## Dataset excerpt
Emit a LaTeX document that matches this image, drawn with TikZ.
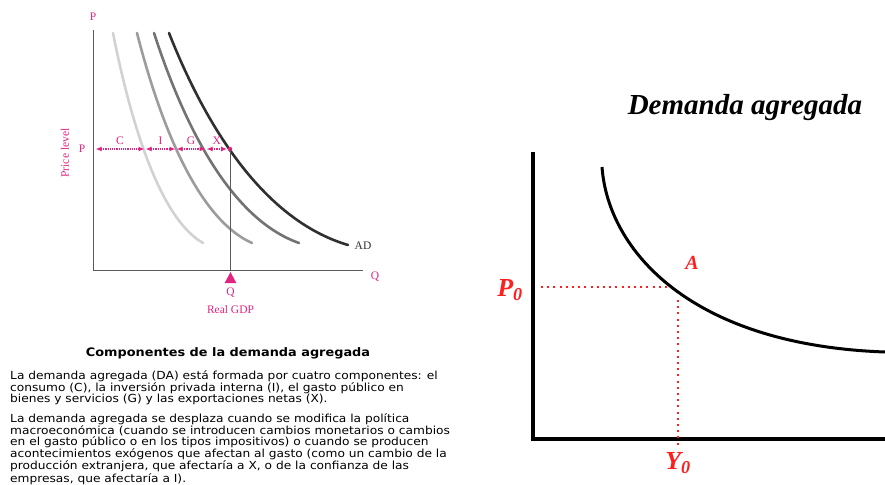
\documentclass[tikz,border=0pt]{standalone}
\usepackage{fontspec}
\setmainfont{Liberation Serif}
\newfontfamily\verdfont[FakeStretch=1.1]{DejaVu Sans}
\usetikzlibrary{arrows.meta,positioning}
\definecolor{dapink}{HTML}{E2237F}
\definecolor{dared}{HTML}{FF1F1F}
\definecolor{adlight}{HTML}{D2D2D2}
\definecolor{admid}{HTML}{9C9C9C}
\definecolor{addark}{HTML}{737373}
\definecolor{adblack}{HTML}{303030}
\definecolor{axgray}{HTML}{5A5A5A}

\begin{document}
\begin{tikzpicture}[
  x=1pt,y=-1pt,
  every node/.style={inner sep=0pt},
  lab/.style={text=dapink,font=\fontsize{11.5}{13}\selectfont},
  thinaxis/.style={draw=axgray,line width=0.9pt},
  adcurve/.style={line width=2.6pt,line cap=round},
  share/.style={{Latex[length=6pt,width=5pt]}-{Latex[length=6pt,width=5pt]},draw=dapink,densely dotted,line width=1.2pt,shorten <=0.5pt,shorten >=0.5pt},
  body/.style={anchor=north west,align=left,font=\verdfont\fontsize{11.1}{10.8}\selectfont},
  bigital/.style={text=dared,font=\bfseries\itshape\fontsize{26}{28}\selectfont},
  guide/.style={draw=dared,line width=2pt,dash pattern=on 2pt off 4.2pt}
]
\useasboundingbox (0,0) rectangle (885,484);
\fill[white] (0,0) rectangle (885,484);

% components chart
\coordinate (lo) at (93,270);
\coordinate (ltop) at (93,30);
\coordinate (lend) at (363,270);
\draw[thinaxis] (ltop) -- (lo) -- (lend);
\node[lab] (ptop) at (93,17) {P};
\node[lab] (qend) at (375,277) {Q};
\node[lab,rotate=90] (plevel) at (65,153) {Price level};
\node[lab] (pmark) at (82,149) {P};

\draw[adcurve,adlight] (113,33) .. controls (130,119) and (159,218) .. (203,243);
\draw[adcurve,admid] (137,33) .. controls (159,119) and (196,218) .. (252,243);
\draw[adcurve,addark] (154,33) .. controls (182,119) and (228,218) .. (299,243);
\draw[adcurve,adblack] (169,33) .. controls (203,119) and (260,219) .. (348,245);
\node[font=\fontsize{11.5}{13}\selectfont,text=adblack] (adlab) at (363,246) {AD};

\coordinate (s0) at (95,149);
\coordinate (s1) at (145,149);
\coordinate (s2) at (176,149);
\coordinate (s3) at (206,149);
\node[circle,fill=dapink,minimum size=4.5pt] (pa) at (230,149) {};
\draw[share] (s0) -- node[lab,above=3.5pt] (clab) {C} (s1);
\draw[share] (s1) -- node[lab,above=3.5pt] (ilab) {I} (s2);
\draw[share] (s2) -- node[lab,above=3.5pt] (glab) {G} (s3);
\draw[share] (s3) -- node[lab,above=3.5pt] (xlab) {X} (pa.west);
\draw[thinaxis] (pa.center) -- (pa |- lo);

\coordinate (qtip) at (230.5,272);
\fill[dapink] (qtip) -- ++(-5.8,11) -- ++(11.6,0) -- cycle;
\node[lab] (qmark) at (230.5,293) {Q};
\node[lab] (gdp) at (230.5,310) {Real GDP};

% text block
\node[font=\verdfont\bfseries\fontsize{11.7}{14}\selectfont,anchor=base] (comptitle) at (228,356) {Componentes de la demanda agregada};
\node[body] (para1) at (10,370.5) {La demanda agregada (DA) está formada por cuatro componentes: el\\
consumo (C), la inversión privada interna (I), el gasto público en\\
bienes y servicios (G) y las exportaciones netas (X).};
\node[body] (para2) at (10,413.5) {La demanda agregada se desplaza cuando se modifica la política\\
macroeconómica (cuando se introducen cambios monetarios o cambios\\
en el gasto público o en los tipos impositivos) o cuando se producen\\
acontecimientos exógenos que afectan al gasto (como un cambio de la\\
producción extranjera, que afectaría a X, o de la confianza de las\\
empresas, que afectaría a I).};

% aggregate demand chart
\node[font=\bfseries\itshape\fontsize{29}{31}\selectfont] (datitle) at (745,108) {Demanda agregada};
\coordinate (ro) at (533,439);
\coordinate (rtop) at (533,152);
\coordinate (rend) at (885,439);
\draw[line width=4pt] (rtop) -- (ro) -- (rend);
\draw[line width=3pt] (602,167) .. controls (608,250) and (690,345) .. (885,352);

\coordinate (pA) at (667,287);
\coordinate (yA) at (678,300);
\draw[guide] (pA) -- ([xshift=7pt]pA -| rtop);
\draw[guide] (yA) -- ([yshift=-9pt]yA |- ro);
\node[bigital] (pzero) at (510,290) {P\textsubscript{0}};
\node[bigital,font=\bfseries\itshape\fontsize{20}{22}\selectfont] (alab) at (692,263) {A};
\node[bigital] (yzero) at (678,463) {Y\textsubscript{0}};
\end{tikzpicture}
\end{document}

## Short exercise
Transcribe the listing in full and omit the pictures.

## Task response
Emit a LaTeX document that matches this image, drawn with TikZ.
\documentclass[tikz,border=0pt]{standalone}
\usepackage{fontspec}
\setmainfont{Liberation Serif}
\newfontfamily\verdfont[FakeStretch=1.1]{DejaVu Sans}
\usetikzlibrary{arrows.meta,positioning}
\definecolor{dapink}{HTML}{E2237F}
\definecolor{dared}{HTML}{FF1F1F}
\definecolor{adlight}{HTML}{D2D2D2}
\definecolor{admid}{HTML}{9C9C9C}
\definecolor{addark}{HTML}{737373}
\definecolor{adblack}{HTML}{303030}
\definecolor{axgray}{HTML}{5A5A5A}

\begin{document}
\begin{tikzpicture}[
  x=1pt,y=-1pt,
  every node/.style={inner sep=0pt},
  lab/.style={text=dapink,font=\fontsize{11.5}{13}\selectfont},
  thinaxis/.style={draw=axgray,line width=0.9pt},
  adcurve/.style={line width=2.6pt,line cap=round},
  share/.style={{Latex[length=6pt,width=5pt]}-{Latex[length=6pt,width=5pt]},draw=dapink,densely dotted,line width=1.2pt,shorten <=0.5pt,shorten >=0.5pt},
  body/.style={anchor=north west,align=left,font=\verdfont\fontsize{11.1}{10.8}\selectfont},
  bigital/.style={text=dared,font=\bfseries\itshape\fontsize{26}{28}\selectfont},
  guide/.style={draw=dared,line width=2pt,dash pattern=on 2pt off 4.2pt}
]
\useasboundingbox (0,0) rectangle (885,484);
\fill[white] (0,0) rectangle (885,484);

% components chart
\coordinate (lo) at (93,270);
\coordinate (ltop) at (93,30);
\coordinate (lend) at (363,270);
\draw[thinaxis] (ltop) -- (lo) -- (lend);
\node[lab] (ptop) at (93,17) {P};
\node[lab] (qend) at (375,277) {Q};
\node[lab,rotate=90] (plevel) at (65,153) {Price level};
\node[lab] (pmark) at (82,149) {P};

\draw[adcurve,adlight] (113,33) .. controls (130,119) and (159,218) .. (203,243);
\draw[adcurve,admid] (137,33) .. controls (159,119) and (196,218) .. (252,243);
\draw[adcurve,addark] (154,33) .. controls (182,119) and (228,218) .. (299,243);
\draw[adcurve,adblack] (169,33) .. controls (203,119) and (260,219) .. (348,245);
\node[font=\fontsize{11.5}{13}\selectfont,text=adblack] (adlab) at (363,246) {AD};

\coordinate (s0) at (95,149);
\coordinate (s1) at (145,149);
\coordinate (s2) at (176,149);
\coordinate (s3) at (206,149);
\node[circle,fill=dapink,minimum size=4.5pt] (pa) at (230,149) {};
\draw[share] (s0) -- node[lab,above=3.5pt] (clab) {C} (s1);
\draw[share] (s1) -- node[lab,above=3.5pt] (ilab) {I} (s2);
\draw[share] (s2) -- node[lab,above=3.5pt] (glab) {G} (s3);
\draw[share] (s3) -- node[lab,above=3.5pt] (xlab) {X} (pa.west);
\draw[thinaxis] (pa.center) -- (pa |- lo);

\coordinate (qtip) at (230.5,272);
\fill[dapink] (qtip) -- ++(-5.8,11) -- ++(11.6,0) -- cycle;
\node[lab] (qmark) at (230.5,293) {Q};
\node[lab] (gdp) at (230.5,310) {Real GDP};

% text block
\node[font=\verdfont\bfseries\fontsize{11.7}{14}\selectfont,anchor=base] (comptitle) at (228,356) {Componentes de la demanda agregada};
\node[body] (para1) at (10,370.5) {La demanda agregada (DA) está formada por cuatro componentes: el\\
consumo (C), la inversión privada interna (I), el gasto público en\\
bienes y servicios (G) y las exportaciones netas (X).};
\node[body] (para2) at (10,413.5) {La demanda agregada se desplaza cuando se modifica la política\\
macroeconómica (cuando se introducen cambios monetarios o cambios\\
en el gasto público o en los tipos impositivos) o cuando se producen\\
acontecimientos exógenos que afectan al gasto (como un cambio de la\\
producción extranjera, que afectaría a X, o de la confianza de las\\
empresas, que afectaría a I).};

% aggregate demand chart
\node[font=\bfseries\itshape\fontsize{29}{31}\selectfont] (datitle) at (745,108) {Demanda agregada};
\coordinate (ro) at (533,439);
\coordinate (rtop) at (533,152);
\coordinate (rend) at (885,439);
\draw[line width=4pt] (rtop) -- (ro) -- (rend);
\draw[line width=3pt] (602,167) .. controls (608,250) and (690,345) .. (885,352);

\coordinate (pA) at (667,287);
\coordinate (yA) at (678,300);
\draw[guide] (pA) -- ([xshift=7pt]pA -| rtop);
\draw[guide] (yA) -- ([yshift=-9pt]yA |- ro);
\node[bigital] (pzero) at (510,290) {P\textsubscript{0}};
\node[bigital,font=\bfseries\itshape\fontsize{20}{22}\selectfont] (alab) at (692,263) {A};
\node[bigital] (yzero) at (678,463) {Y\textsubscript{0}};
\end{tikzpicture}
\end{document}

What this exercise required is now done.